- Provided records:
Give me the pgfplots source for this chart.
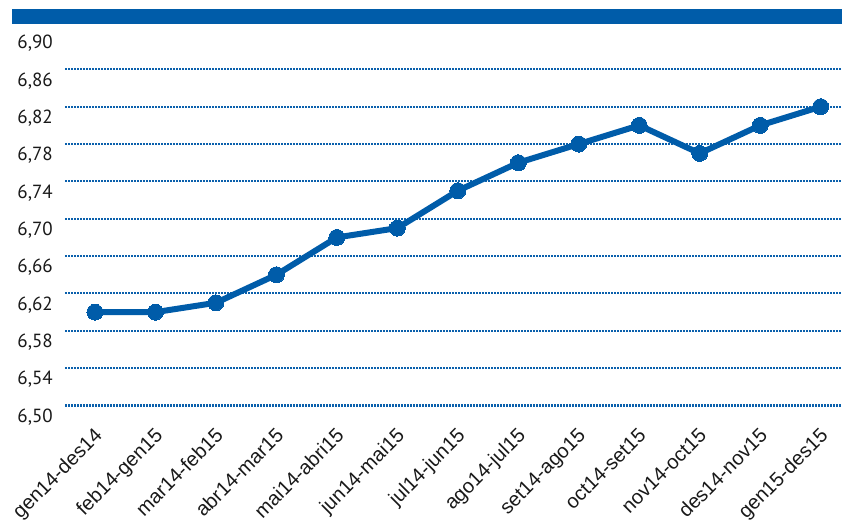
\documentclass[border=0pt]{standalone}
\usepackage{pgfplots}
\pgfplotsset{compat=1.18}
\usepackage{fontspec}
\setmainfont{Liberation Sans}
\newfontfamily\yfont{PT Sans}
\definecolor{cblue}{RGB}{0,92,169}
\definecolor{gblue}{RGB}{10,96,172}
\definecolor{txt}{RGB}{25,25,25}
\begin{document}
\begin{tikzpicture}
\useasboundingbox (0,0) rectangle (842bp,524bp);
\fill[cblue] (11.7bp,499.7bp) rectangle (842bp,514.7bp);
\begin{axis}[
  at={(65bp,118.5bp)}, anchor=south west,
  scale only axis, width=777bp, height=373.5bp,
  xmin=-0.496, xmax=12.353,
  ymin=6.50, ymax=6.90,
  axis line style={draw=none},
  major tick length=0pt,
  clip=false,
  xtick={0,...,12},
  xticklabels={gen14-des14,feb14-gen15,mar14-feb15,abr14-mar15,mai14-abri15,jun14-mai15,jul14-jun15,ago14-jul15,set14-ago15,oct14-set15,nov14-oct15,des14-nov15,gen15-des15},
  xticklabel style={anchor=north east, inner sep=0pt, xshift=-2bp, yshift=-21bp, rotate=45, font=\fontsize{20bp}{22bp}\selectfont, text=txt},
  ytick={6.50,6.54,6.58,6.62,6.66,6.70,6.74,6.78,6.82,6.86},
  yticklabels={{6,50},{6,54},{6,58},{6,62},{6,66},{6,70},{6,74},{6,78},{6,82},{6,86}},
  extra y ticks={6.90},
  extra y tick labels={6{,}90},
  extra y tick style={grid=none},
  yticklabel style={anchor=east, inner sep=0pt, xshift=-12bp, yshift=-11.5bp, font=\yfont\fontsize{19bp}{20bp}\selectfont, text=txt},
  ymajorgrids,
  major grid style={gblue, line width=2bp, dash pattern=on 1.8bp off 1.2bp},
]
\addplot[cblue, line width=6bp, mark=*, mark size=8bp, mark options={solid, fill=cblue, draw=cblue, line width=0pt}]
coordinates {(0,6.60) (1,6.60) (2,6.61) (3,6.64) (4,6.68) (5,6.69) (6,6.73) (7,6.76) (8,6.78) (9,6.80) (10,6.77) (11,6.80) (12,6.82)};
\end{axis}
\end{tikzpicture}
\end{document}
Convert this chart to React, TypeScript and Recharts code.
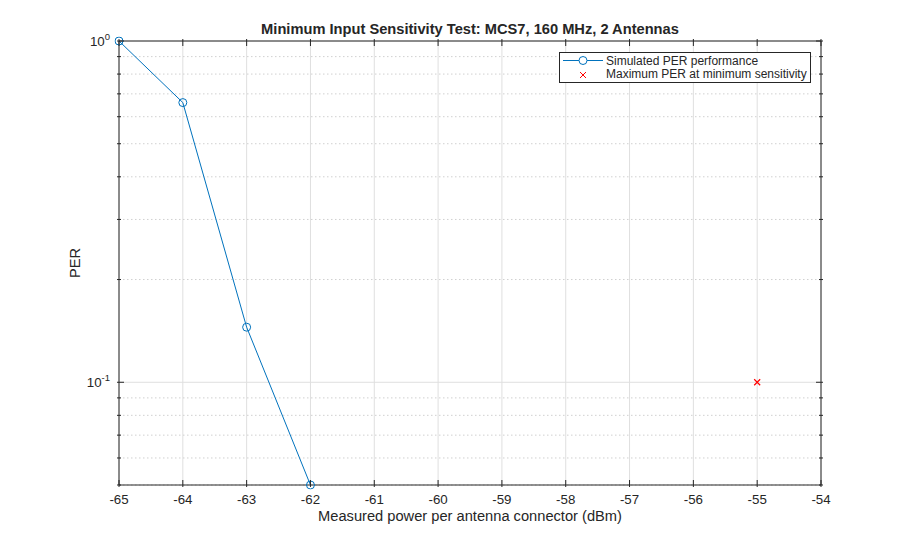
import { LineChart, Line, XAxis, YAxis, ReferenceLine } from 'recharts';

// ---------------------------------------------------------------------------
// Data
// ---------------------------------------------------------------------------

const powerLevels = [-65, -64, -63, -62];
const perValues = [1, 0.66, 0.145, 0.05];

const thresholdPower = [-55];
const thresholdPer = [0.1];

const xTicks = [-65, -64, -63, -62, -61, -60, -59, -58, -57, -56, -55, -54];
const yMajorTicks = [0.1, 1];
const yMinorTicks = [0.05, 0.06, 0.07, 0.08, 0.09, 0.2, 0.3, 0.4, 0.5, 0.6, 0.7, 0.8, 0.9];
const yTicks = [...yMinorTicks, ...yMajorTicks].sort((a, b) => a - b);
const yExponents: Record<number, string> = { 0.1: '-1', 1: '0' };

const seriesNames = ['Simulated PER performance', 'Maximum PER at minimum sensitivity'];
const chartTitle = 'Minimum Input Sensitivity Test: MCS7, 160 MHz, 2 Antennas';
const xLabel = 'Measured power per antenna connector (dBm)';
const yLabel = 'PER';

const perData = powerLevels.map((p, i) => ({ power: p, per: perValues[i] }));
const thresholdData = thresholdPower.map((p, i) => ({ power: p, per: thresholdPer[i] }));

const FONT = '"Liberation Sans", Arial, Helvetica, sans-serif';
const INK = '#262626';
const BLUE = '#0072BD';
const RED = '#FF0000';
const GRID = '#dfdfdf';
const MINOR_GRID = '#d0d0d0';

export default function App() {
  return (
    <div style={{ position: 'absolute', left: 0, top: 0, width: 908, height: 546, background: '#fff' }}>
      <LineChart
        width={908}
        height={546}
        margin={{ top: 40, right: 86, bottom: 60, left: 118 }}
      >
        {/* grid */}
        {xTicks.map((t) => (
          <ReferenceLine key={'gx' + t} x={t} stroke={GRID} strokeWidth={1} />
        ))}
        {yMinorTicks.map((t) => (
          <ReferenceLine key={'gm' + t} y={t} stroke={MINOR_GRID} strokeWidth={1} strokeDasharray="1.5 2.5" />
        ))}
        {yMajorTicks.map((t) => (
          <ReferenceLine key={'gy' + t} y={t} stroke={GRID} strokeWidth={1} />
        ))}

        <XAxis
          dataKey="power"
          type="number"
          domain={[-65, -54]}
          ticks={xTicks}
          interval={0}
          height={1}
          tickSize={0}
          tickLine={false}
          axisLine={{ stroke: INK }}
          tick={<BottomTick />}
          label={<XAxisLabel />}
          allowDataOverflow
        />
        <XAxis
          xAxisId="top"
          orientation="top"
          dataKey="power"
          type="number"
          domain={[-65, -54]}
          ticks={xTicks}
          interval={0}
          height={1}
          tickSize={0}
          tickLine={false}
          axisLine={{ stroke: INK }}
          tick={<TopTick />}
          label={<TitleLabel />}
          allowDataOverflow
        />
        <YAxis
          type="number"
          scale="log"
          domain={[0.05, 1]}
          ticks={yTicks}
          interval={0}
          width={1}
          tickSize={0}
          tickLine={false}
          axisLine={{ stroke: INK }}
          tick={<LeftTick />}
          label={<YAxisLabel />}
          allowDataOverflow
        />
        <YAxis
          yAxisId="right"
          orientation="right"
          type="number"
          scale="log"
          domain={[0.05, 1]}
          ticks={yTicks}
          interval={0}
          width={1}
          tickSize={0}
          tickLine={false}
          axisLine={{ stroke: INK }}
          tick={<RightTick />}
          allowDataOverflow
        />

        <Line
          data={perData}
          dataKey="per"
          name={seriesNames[0]}
          stroke={BLUE}
          strokeWidth={1}
          dot={{ r: 4, fill: 'none', stroke: BLUE, strokeWidth: 1, clipDot: false }}
          activeDot={false}
          isAnimationActive={false}
        />
        <Line
          data={thresholdData}
          dataKey="per"
          name={seriesNames[1]}
          stroke="none"
          dot={<CrossDot />}
          activeDot={false}
          isAnimationActive={false}
        />
      </LineChart>

      {/* Legend */}
      <svg
        width={252}
        height={31}
        style={{ position: 'absolute', left: 559, top: 52 }}
      >
        <rect x={0.5} y={0.5} width={251} height={30} fill="#fff" stroke={INK} strokeWidth={1} />
        <line x1={4} y1={8.5} x2={44} y2={8.5} stroke={BLUE} strokeWidth={1} />
        <circle cx={24} cy={8.5} r={4} fill="#fff" stroke={BLUE} strokeWidth={1} />
        <text x={47} y={12.5} fontFamily={FONT} fontSize={12} fill={INK}>
          {seriesNames[0]}
        </text>
        <path d="M21,20 L27,26 M27,20 L21,26" stroke={RED} strokeWidth={1} />
        <text x={47} y={26} fontFamily={FONT} fontSize={12} fill={INK}>
          {seriesNames[1]}
        </text>
      </svg>
    </div>
  );
}

// ---------------------------------------------------------------------------
// Ticks (MATLAB style: inward tick marks on all four sides)
// ---------------------------------------------------------------------------

function BottomTick(props: any) {
  const { x, y, payload } = props;
  return (
    <g>
      <line x1={x} y1={y} x2={x} y2={y - 7} stroke={INK} strokeWidth={1} />
      <text x={x} y={y + 17} textAnchor="middle" fontFamily={FONT} fontSize={13.3} fill={INK}>
        {payload.value}
      </text>
    </g>
  );
}

function TopTick(props: any) {
  const { x, y } = props;
  return <line x1={x} y1={y} x2={x} y2={y + 7} stroke={INK} strokeWidth={1} />;
}

function LeftTick(props: any) {
  const { x, y, payload } = props;
  const exp = yExponents[payload.value];
  const major = exp !== undefined;
  return (
    <g>
      <line x1={x} y1={y} x2={x + (major ? 7 : 4)} y2={y} stroke={INK} strokeWidth={1} />
      {major && (
        <text x={x - 7} y={y + 5} textAnchor="end" fontFamily={FONT} fontSize={13.3} fill={INK}>
          <tspan>10</tspan>
          <tspan dy={-6} fontSize={9.5}>{exp}</tspan>
        </text>
      )}
    </g>
  );
}

function RightTick(props: any) {
  const { x, y, payload } = props;
  const major = yExponents[payload.value] !== undefined;
  return <line x1={x} y1={y} x2={x - (major ? 7 : 4)} y2={y} stroke={INK} strokeWidth={1} />;
}

// ---------------------------------------------------------------------------
// Labels
// ---------------------------------------------------------------------------

function XAxisLabel(props: any) {
  const { viewBox } = props;
  return (
    <text
      x={viewBox.x + viewBox.width / 2}
      y={viewBox.y + 36}
      textAnchor="middle"
      fontFamily={FONT}
      fontSize={14.67}
      fill={INK}
    >
      {xLabel}
    </text>
  );
}

function TitleLabel(props: any) {
  const { viewBox } = props;
  return (
    <text
      x={viewBox.x + viewBox.width / 2}
      y={viewBox.y + viewBox.height - 7}
      textAnchor="middle"
      fontFamily={FONT}
      fontSize={14.67}
      fontWeight="bold"
      fill={INK}
    >
      {chartTitle}
    </text>
  );
}

function YAxisLabel(props: any) {
  const { viewBox } = props;
  const cx = viewBox.x + viewBox.width - 39;
  const cy = viewBox.y + viewBox.height / 2;
  return (
    <text
      x={cx}
      y={cy}
      transform={`rotate(-90 ${cx} ${cy})`}
      textAnchor="middle"
      fontFamily={FONT}
      fontSize={14.67}
      fill={INK}
    >
      {yLabel}
    </text>
  );
}

// ---------------------------------------------------------------------------
// Red "x" marker
// ---------------------------------------------------------------------------

function CrossDot(props: any) {
  const { cx, cy } = props;
  if (cx == null || cy == null) return null;
  const s = 3;
  return (
    <path
      d={`M${cx - s},${cy - s} L${cx + s},${cy + s} M${cx + s},${cy - s} L${cx - s},${cy + s}`}
      stroke={RED}
      strokeWidth={1.2}
      fill="none"
    />
  );
}
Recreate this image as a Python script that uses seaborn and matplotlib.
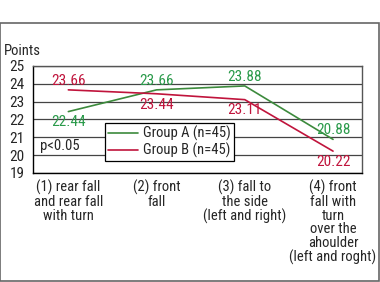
import matplotlib
matplotlib.use("Agg")
import matplotlib.pyplot as plt
import matplotlib.patches as mpatches
import pandas as pd
import seaborn as sns

# values
categories = ["(1) rear fall\nand rear fall\nwith turn",
              "(2) front\nfall",
              "(3) fall to\nthe side\n(left and right)",
              "(4) front\nfall with\nturn\nover the\nahoulder\n(left and roght)"]
group_a = [22.44, 23.66, 23.88, 20.88]
group_b = [23.66, 23.44, 23.11, 20.22]
groups = ["Group A (n=45)", "Group B (n=45)"]
colors = ["#3c8a3c", "#c0143c"]
label_colors = ["#2a9a4a", "#c0143c"]

sns.set_style("white")
plt.rcParams['font.family'] = ['Roboto Condensed', 'DejaVu Sans Condensed', 'DejaVu Sans']
plt.rcParams['font.size'] = 10

df = pd.DataFrame({
    "x": list(range(4)) * 2,
    "points": group_a + group_b,
    "group": [groups[0]] * 4 + [groups[1]] * 4,
})

fig = plt.figure(figsize=(3.8, 2.82), dpi=100)
ax = fig.add_axes([0.087, 0.387, 0.866, 0.379])

sns.lineplot(data=df, x="x", y="points", hue="group", palette=colors,
             linewidth=1.2, ax=ax, legend=True)

ax.set_xlim(-0.4, 3.33)
ax.set_ylim(19, 25)
ax.set_yticks(range(19, 26))
ax.set_xticks(range(4))
ax.set_xticklabels(categories, linespacing=0.98, fontsize=10.5)
ax.set_xlabel("")
ax.set_ylabel("")
ax.grid(axis="y", color="#444444", linewidth=0.9)
ax.set_axisbelow(True)
ax.tick_params(axis="x", direction="in", length=4, width=1, pad=5, color="black")
ax.tick_params(axis="y", direction="out", length=5, width=1, pad=1, color="#444444",
               labelsize=11)
for s in ["left", "bottom"]:
    ax.spines[s].set_color("black")
    ax.spines[s].set_linewidth(1)
for s in ["top", "right"]:
    ax.spines[s].set_color("#555555")
    ax.spines[s].set_linewidth(1)

# value labels
a_off = [-2.5, 1.5, 1.5, 2]
b_off = [1.5, -3, -2.5, -2.5]
for i in range(4):
    ax.annotate(f"{group_a[i]:.2f}", (i, group_a[i]), xytext=(0, a_off[i]),
                textcoords="offset points", ha="center",
                va="bottom" if a_off[i] > 0 else "top",
                color=label_colors[0], fontsize=11)
    ax.annotate(f"{group_b[i]:.2f}", (i, group_b[i]), xytext=(0, b_off[i]),
                textcoords="offset points", ha="center",
                va="bottom" if b_off[i] > 0 else "top",
                color=label_colors[1], fontsize=11)

ax.text(-0.32, 20.5, "p<0.05", fontsize=10.5, va="center")
fig.text(0.01, 0.82, "Points", fontsize=10.5, va="center")

leg = ax.legend(loc="lower left", bbox_to_anchor=(0.22, 0.11), frameon=True,
                fancybox=False, edgecolor="black", framealpha=1,
                handlelength=2.0, handletextpad=0.4, borderpad=0.2,
                labelspacing=0.1, borderaxespad=0, fontsize=10.5)
leg.get_frame().set_linewidth(0.9)

fig.patches.append(mpatches.Rectangle((0.001, 0.003), 0.996, 0.914,
                                      transform=fig.transFigure, fill=False,
                                      edgecolor="#666666", linewidth=1.2))

fig.savefig("out.png", dpi=100)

- Task to carry out:
Exactly and only the lines from the line with "Recreate this image" to the line with "import seaborn as sns", both ends included, should be echoed. Do not carry over the pictures.

- Answer to the problem:
Recreate this image as a Python script that uses seaborn and matplotlib.
import matplotlib
matplotlib.use("Agg")
import matplotlib.pyplot as plt
import matplotlib.patches as mpatches
import pandas as pd
import seaborn as sns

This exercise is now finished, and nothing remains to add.